Un coup d’œil sur les quelque 175 ans d’histoire de la Suisse moderne montre que ce cas de figure ne s’est produit que dix fois. Et dans deux cas seulement, il s’agissait d’une initiative populaire: la dernière en 2020, lorsque l’initiative sur la responsabilité des entreprises a échoué malgré un petit oui de la majorité de l’électorat. Dans les huit autres cas, il s’agissait d’arrêtés fédéraux, à l’instar de celui sur la politique familiale en 2012.

Que la majorité des voix et des cantons coïncident est donc la norme. Et dans le cas de la 13e rente AVS, s’est ajouté le fait que même l’électorat conservateur et âgé, souvent déterminant pour le résultat final dans les petits cantons, avait individuellement quelque chose à gagner avec la 13e rente AVS.

C’est ce que montre le résultat du jour: le «mauvais» expéditeur de l’initiative, parce que de gauche, compte moins que les intérêts monétaires particuliers. C’est un cas d’école de démocratie directe: en promettant les bons avantages, les syndicats peuvent obtenir des voix même dans le camp de l’UDC.

5) Augmenter l’âge de la retraite n’est pas une solution convaincante tant que les personnes âgées ont du mal à trouver du travail

La Suisse se voit volontiers comme un pays où l’on travaille dur. Et même si l’image de l’Helvète méticuleux et laborieux ne résiste pas toujours aux comparaisons internationales, la valeur accordée au travail se reflète régulièrement dans les résultats des votations populaires. Comme lorsqu’il s’est agi de durcir les conditions d’octroi de l’assurance chômage (2010) ou de refuser l’introduction de six semaines légales de vacances pour tous (2012).

Or les Suisses ont dit «non» ce dimanche à une très nette majorité à l’initiative de la jeunesse libérale qui voulait relever l’âge de la retraite à 66 ans, puis l’indexer sur l’espérance de vie. Fixé lors de l’introduction de l’AVS en 1948, l’âge de la retraite à 65 ans apparaît comme un totem indéboulonnable. Une décision qui peut sembler paradoxale, alors même que de nombreux pays font déjà travailler leurs citoyens et citoyennes au-delà de ce seuil pour faire face à la hausse de l’espérance de vie et au vieillissement de la population.

L’explication est à trouver sur le marché du travail. Les difficultés rencontrées par les seniors dans leur vie professionnelle et les problèmes à retrouver un emploi lorsqu’ils se retrouvent au chômage sont les deux arguments les plus souvent évoqués pour justifier le non de ce dimanche, selon les sondages d’opinion menés avant la votation.

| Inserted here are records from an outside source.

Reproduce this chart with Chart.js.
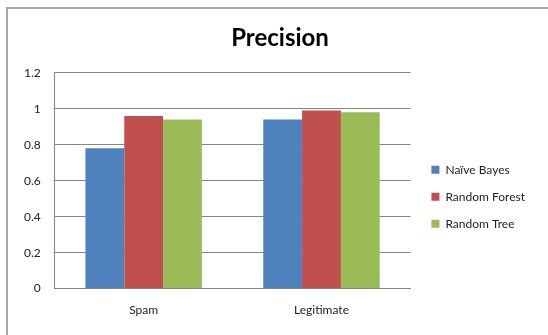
<!DOCTYPE html>
<html>
<head>
<meta charset="utf-8">
<script src="https://cdn.jsdelivr.net/npm/chart.js@4"></script>
<style>
  html, body { margin: 0; padding: 0; background: #fff; }
  #wrap { position: relative; width: 548px; height: 335px; overflow: hidden; }
  #frame { position: absolute; left: 6px; top: 7px; width: 600px; height: 400px;
           border-left: 2px solid #a6a6a6; border-top: 2px solid #a6a6a6; }
  canvas { position: absolute; left: 0; top: 0; }
</style>
</head>
<body>
<div id="wrap">
  <div id="frame"></div>
  <canvas id="chart" width="548" height="335"></canvas>
</div>
<script>
  // Data
  const categories = ['Spam', 'Legitimate'];
  const naiveBayes = [0.78, 0.94];
  const randomForest = [0.96, 0.99];
  const randomTree = [0.94, 0.98];
  const yTicks = [0, 0.2, 0.4, 0.6, 0.8, 1, 1.2];

  const fontFamily = 'Lato, "Open Sans", sans-serif';

  // nudge title and legend after layout, chart area stays put
  const nudge = {
    id: 'nudge',
    afterLayout(chart) {
      chart.titleBlock.left += 21;
      chart.legend.left += 6;
      chart.legend.right += 6;
    }
  };

  new Chart(document.getElementById('chart'), {
    type: 'bar',
    data: {
      labels: categories,
      datasets: [
        { label: 'Naïve Bayes', data: naiveBayes, backgroundColor: '#4f81bd' },
        { label: 'Random Forest', data: randomForest, backgroundColor: '#c0504d' },
        { label: 'Random Tree', data: randomTree, backgroundColor: '#9bbb59' }
      ]
    },
    plugins: [nudge],
    options: {
      responsive: false,
      animation: false,
      categoryPercentage: 0.655,
      barPercentage: 1,
      layout: { padding: { left: 10, top: 24, right: 19, bottom: 4 } },
      plugins: {
        title: {
          display: true,
          text: 'Precision',
          color: '#000',
          font: { family: fontFamily, size: 24, weight: 'bold' },
          padding: { top: 0, bottom: 20 }
        },
        legend: {
          position: 'right',
          // blank legend title only pushes the entries down a bit
          title: { display: true, text: ' ', padding: { top: 0, bottom: 24 }, font: { size: 12 } },
          labels: {
            boxWidth: 8,
            boxHeight: 8,
            padding: 15,
            color: '#222',
            font: { family: fontFamily, size: 12 }
          }
        },
        tooltip: { enabled: false }
      },
      scales: {
        x: {
          grid: { display: false, drawTicks: false },
          border: { color: '#868686' },
          ticks: { color: '#222', padding: 14, font: { family: fontFamily, size: 12 } }
        },
        y: {
          min: 0,
          max: 1.2,
          afterBuildTicks: s => { s.ticks = yTicks.map(v => ({ value: v })); },
          grid: { color: '#868686', drawTicks: false },
          border: { color: '#868686' },
          ticks: {
            color: '#222',
            padding: 14,
            font: { family: fontFamily, size: 12 },
            callback: v => String(v)
          }
        }
      }
    }
  });
</script>
</body>
</html>
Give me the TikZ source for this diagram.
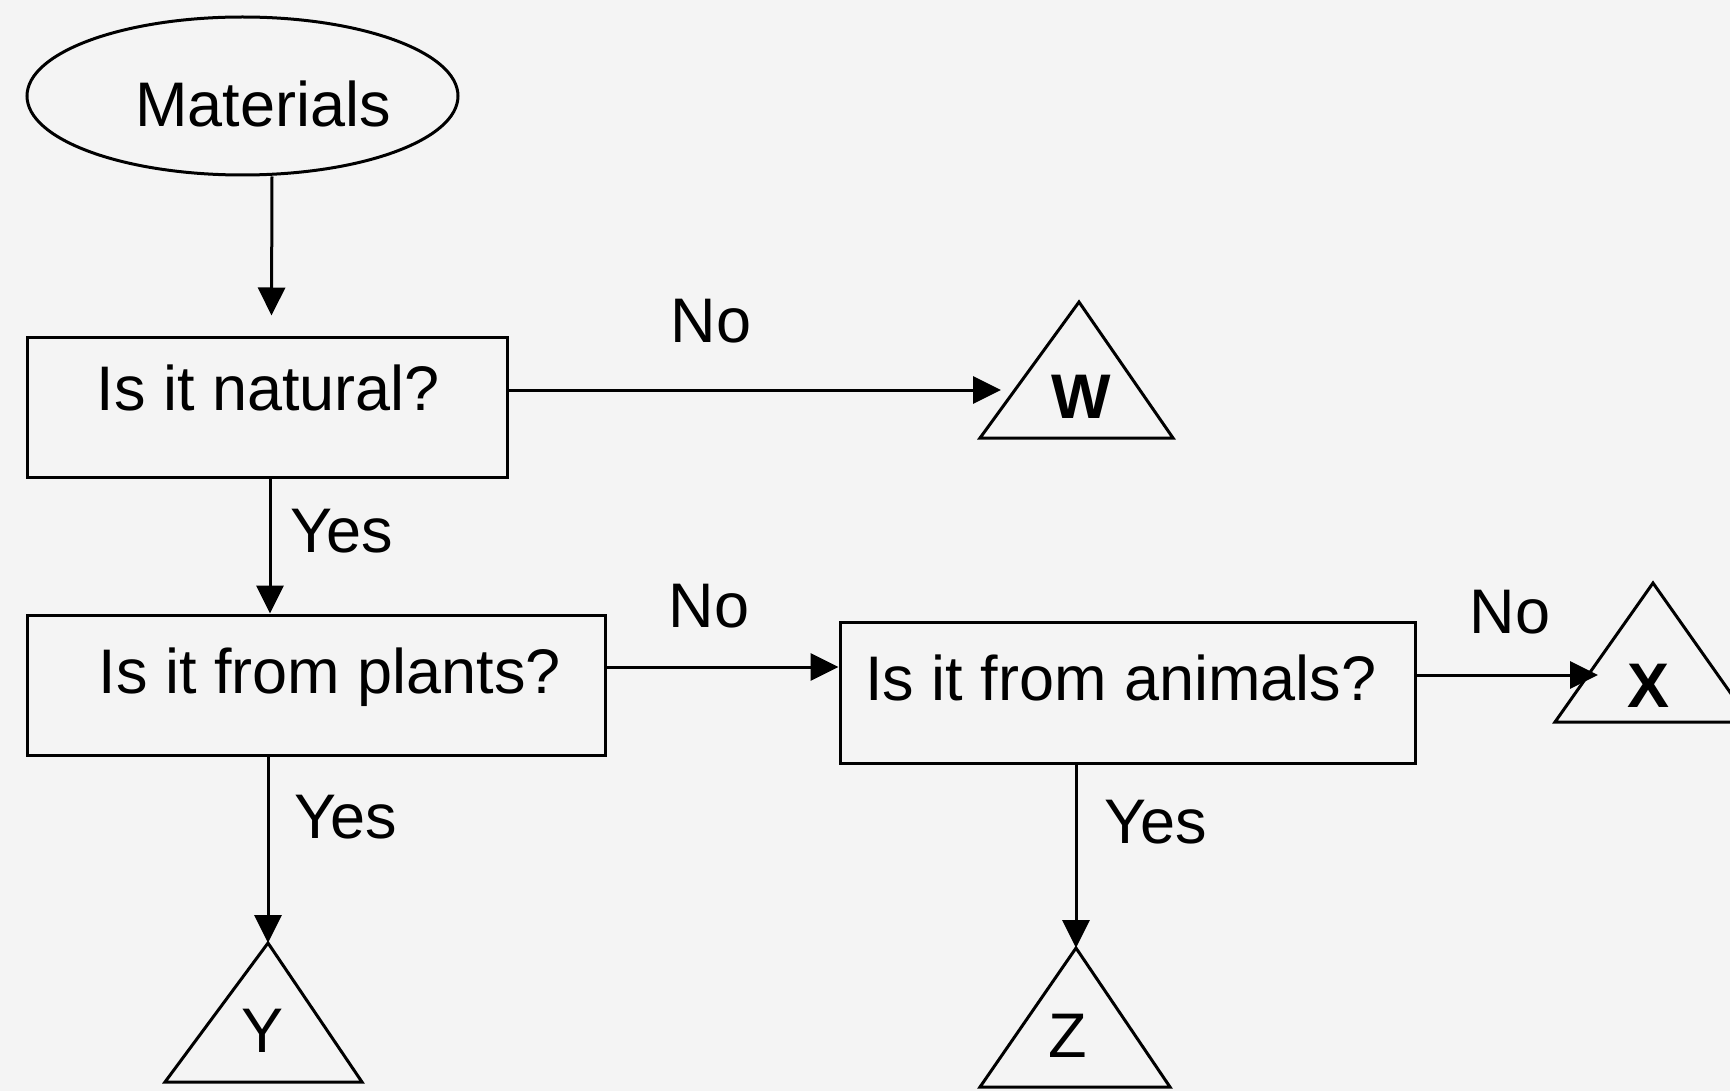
\documentclass[tikz,border=0pt]{standalone}
\usepackage{fontspec}
\setmainfont{Liberation Sans}
\usetikzlibrary{shapes.geometric,arrows.meta,calc}
\definecolor{bg}{RGB}{244,244,244}
\begin{document}
\begin{tikzpicture}[x=1pt,y=-1pt,
  line width=3pt,
  ell/.style={draw,ellipse,inner sep=0pt,minimum width=431pt,minimum height=158pt},
  box/.style={draw,rectangle,inner sep=0pt},
  txt/.style={anchor=base,inner sep=0pt,font=\fontsize{63}{75}\selectfont},
  btxt/.style={txt,font=\fontsize{63}{75}\selectfont\bfseries},
  tri/.style={draw,line join=miter},
  arr/.style={-{Triangle[length=28pt,width=27pt]}}
]
\fill[bg] (0,0) rectangle (1730,1091);
\useasboundingbox (0,0) rectangle (1730,1091);

% start node
\node[ell] (m) at (242.5,96) {};
\node[txt] (mt) at (263,127) {Materials};

% question boxes
\node[box,minimum width=480pt,minimum height=139pt] (b1) at (267,407.5) {};
\node[txt] (t1) at (268.5,410) {Is it natural?};
\node[box,minimum width=578pt,minimum height=140pt] (b2) at (316,685) {};
\node[txt] (t2) at (330,693) {Is it from plants?};
\node[box,minimum width=575pt,minimum height=141pt] (b3) at (1127.5,692.5) {};
\node[txt] (t3) at (1121,700) {Is it from animals?};

% triangles
\coordinate (Wa) at (1079,302); \coordinate (Wl) at (980,438); \coordinate (Wr) at (1173,438);
\draw[tri] (Wa) -- (Wl) -- (Wr) -- cycle;
\node[btxt] (W) at (1081,418) {W};
\coordinate (Xa) at (1653,583); \coordinate (Xl) at (1555,722); \coordinate (Xr) at (1751,722);
\draw[tri] (Xa) -- (Xl) -- (Xr) -- cycle;
\node[btxt] (X) at (1648,707) {X};
\coordinate (Ya) at (268,943); \coordinate (Yl) at (165,1082); \coordinate (Yr) at (362,1082);
\draw[tri] (Ya) -- (Yl) -- (Yr) -- cycle;
\node[txt] (Y) at (263,1052) {Y};
\coordinate (Za) at (1076,948); \coordinate (Zl) at (980,1087); \coordinate (Zr) at (1170,1087);
\draw[tri] (Za) -- (Zl) -- (Zr) -- cycle;
\node[txt] (Z) at (1068,1057) {Z};

% connector end points
\coordinate (Win) at (1001,390);
\coordinate (Xin) at (1598,675);

% connectors
\draw[arr] ($(m.south)+(29.5,0)$) -- ($(b1.north)+(4.5,-21)$);
\draw[arr] (b1.east |- Win) -- (Win);
\draw[arr] ($(b1.south)+(3,0)$) coordinate (p1) -- (p1 |- b2.north);
\draw[arr] ($(b2.east)+(0,-18)$) coordinate (p2) -- (p2 -| b3.west);
\draw[arr] (b3.east |- Xin) -- (Xin);
\draw[arr] (Ya |- b2.south) -- (Ya);
\draw[arr] (Za |- b3.south) -- (Za);

% labels
\node[txt] (no1) at (711,343) {No};
\node[txt] (no2) at (709,627) {No};
\node[txt] (no3) at (1510,633) {No};
\node[txt] (yes1) at (342,552) {Yes};
\node[txt] (yes2) at (346,838) {Yes};
\node[txt] (yes3) at (1156,843) {Yes};
\end{tikzpicture}
\end{document}
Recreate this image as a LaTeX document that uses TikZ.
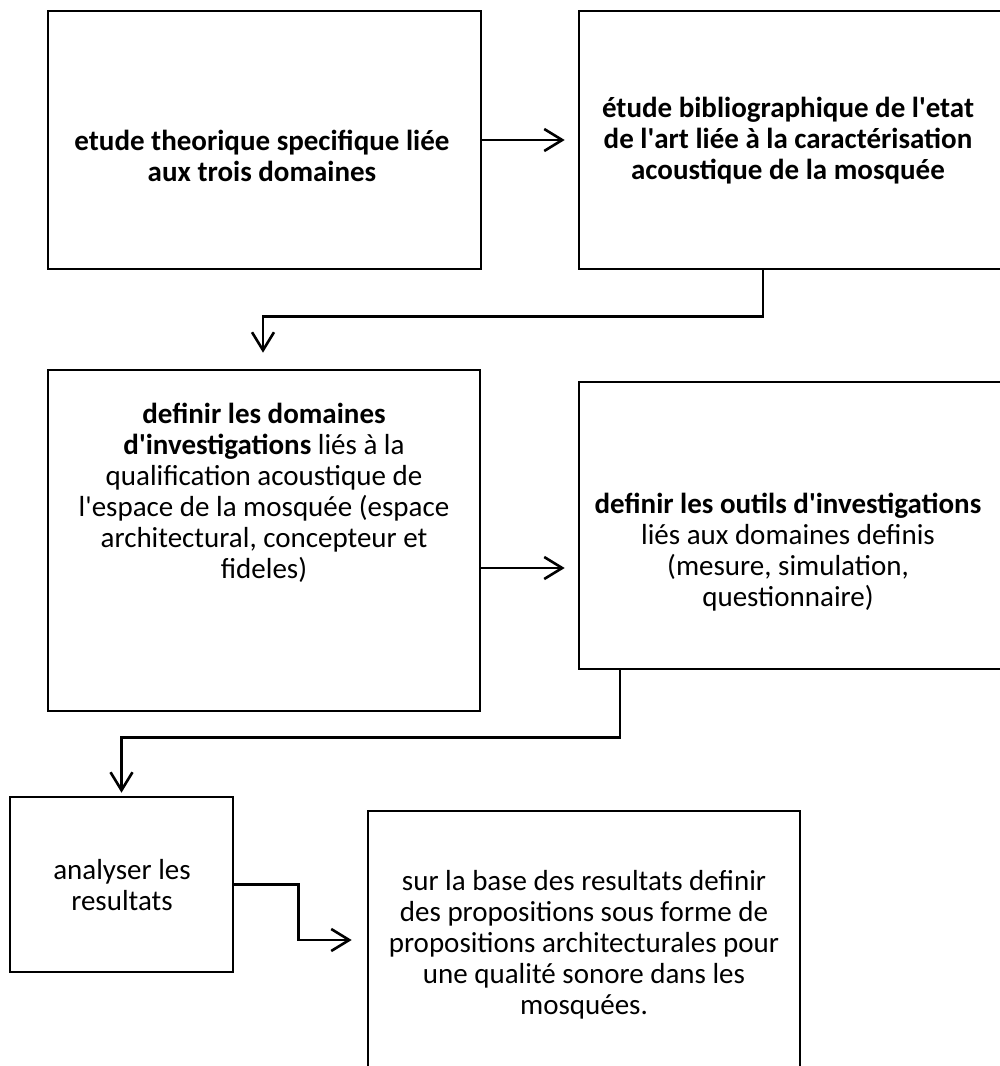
\documentclass[tikz,border=0pt]{standalone}
\usepackage{fontspec}
\setmainfont{Carlito}
\usetikzlibrary{arrows.meta,positioning}
\tikzset{
  flow/.style={x=1pt, y=-1pt, >={Straight Barb[length=18pt, width=22pt]}},
  blk/.style={draw, line width=2.6pt, rectangle, inner sep=0pt},
  txt/.style={align=center, inner sep=0pt, font=\fontsize{29}{31}\selectfont},
  arr/.style={->, line width=2.6pt}
}
\newcommand{\ap}{\textquotesingle}

\begin{document}
\begin{tikzpicture}[flow]
\useasboundingbox (0,0) rectangle (1000,1066);
% boxes
\node[blk, minimum width=433pt, minimum height=258pt] (b1) at (264.5,140) {};
\node[blk, minimum width=422pt, minimum height=258pt] (b2) at (790,140) {};
\node[blk, minimum width=432pt, minimum height=341pt] (b3) at (264,540.5) {};
\node[blk, minimum width=422pt, minimum height=287pt] (b4) at (790,525.5) {};
\node[blk, minimum width=223pt, minimum height=175pt] (b5) at (121.5,884.5) {};
\node[blk, minimum width=432pt, minimum height=269pt] (b6) at (584,945.5) {};
% texts
\node[txt, font=\fontsize{29}{31}\selectfont\bfseries] (t1) at (262,156) {etude theorique specifique liée\\aux trois domaines};
\node[txt, font=\fontsize{29}{31}\selectfont\bfseries] (t2) at (788,141) {étude bibliographique de l\ap etat\\de l\ap art liée à la caractérisation\\acoustique de la mosquée};
\node[txt] (t3) at (264,493) {\textbf{definir les domaines}\\\textbf{d\ap investigations} liés à la\\qualification acoustique de\\l\ap espace de la mosquée (espace\\architectural, concepteur et\\fideles)};
\node[txt] (t4) at (788,552) {\textbf{definir les outils d\ap investigations}\\liés aux domaines definis\\(mesure, simulation,\\questionnaire)};
\node[txt] (t5) at (122,885) {analyser les\\resultats};
\node[txt] (t6) at (584,945) {sur la base des resultats definir\\des propositions sous forme de\\propositions architecturales pour\\une qualité sonore dans les\\mosquées.};
% connectors
\draw[arr, shorten >=13pt] (b1.east) -- (b2.west);
\draw[arr, shorten >=16pt] ([xshift=-27pt]b2.south) -- ++(0,46) -| ([xshift=-1pt]b3.north);
\draw[arr, shorten >=13pt] (b3.east |- 0,568) -- (b4.west |- 0,568);
\draw[arr, shorten >=3pt] ([xshift=-170pt]b4.south) -- ++(0,67) -| (b5.north);
\draw[arr, shorten >=15pt] (b5.east) -- ++(64,0) |- (b6.west |- 0,940);
\end{tikzpicture}
\end{document}
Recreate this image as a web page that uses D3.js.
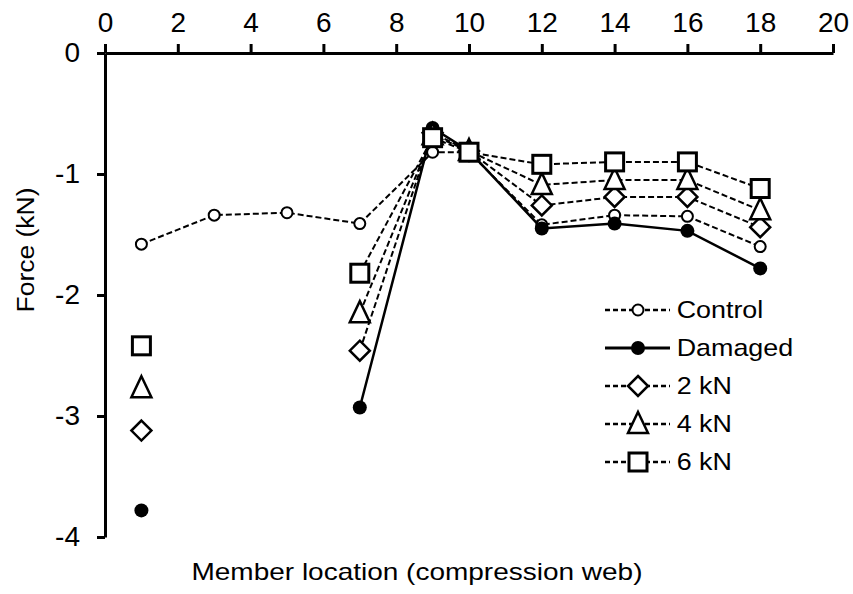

Le problème est particulièrement criant en Suisse, où 54% des personnes touchées par le chômage de longue durée ont entre 55 et 64 ans, selon les données de l’Organisation de coopération et de développement économique (OCDELien externe). Cette proportion est plus élevée de 11 points de pourcentage que la moyenne des pays de l’OCDE (43%). La Neue Zürcher Zeitung a pointé durant la campagne la responsabilité des employeurs et particulièrement les préjugés tenaces des responsables des ressources humaines à l’égard de cette catégorie d’âge, jugée moins innovante et flexible, ceci en dépit d’études qui démontrent le contraire.

«Les entreprises peuvent faire beaucoup pour diminuer les discriminations liées à l’âge, qui sont très proéminentes sur le marché du travail. Elles concernent non seulement l’embauche, mais aussi l’accès à la formation», relève Shruti Singh, économiste à l’OCDE et responsable des travaux sur les politiques relatives au vieillissement et à l’emploi.

Reste à voir si cet appel à la responsabilité des entreprises suffira à changer la donne, ou si des mesures plus coercitives seront nécessaires. Cette question doit dans tous les cas devenir une priorité politique. Dans le cas contraire, la prochaine votation sur le relèvement de l’âge de la retraite se dirigera elle aussi vers un échec certain.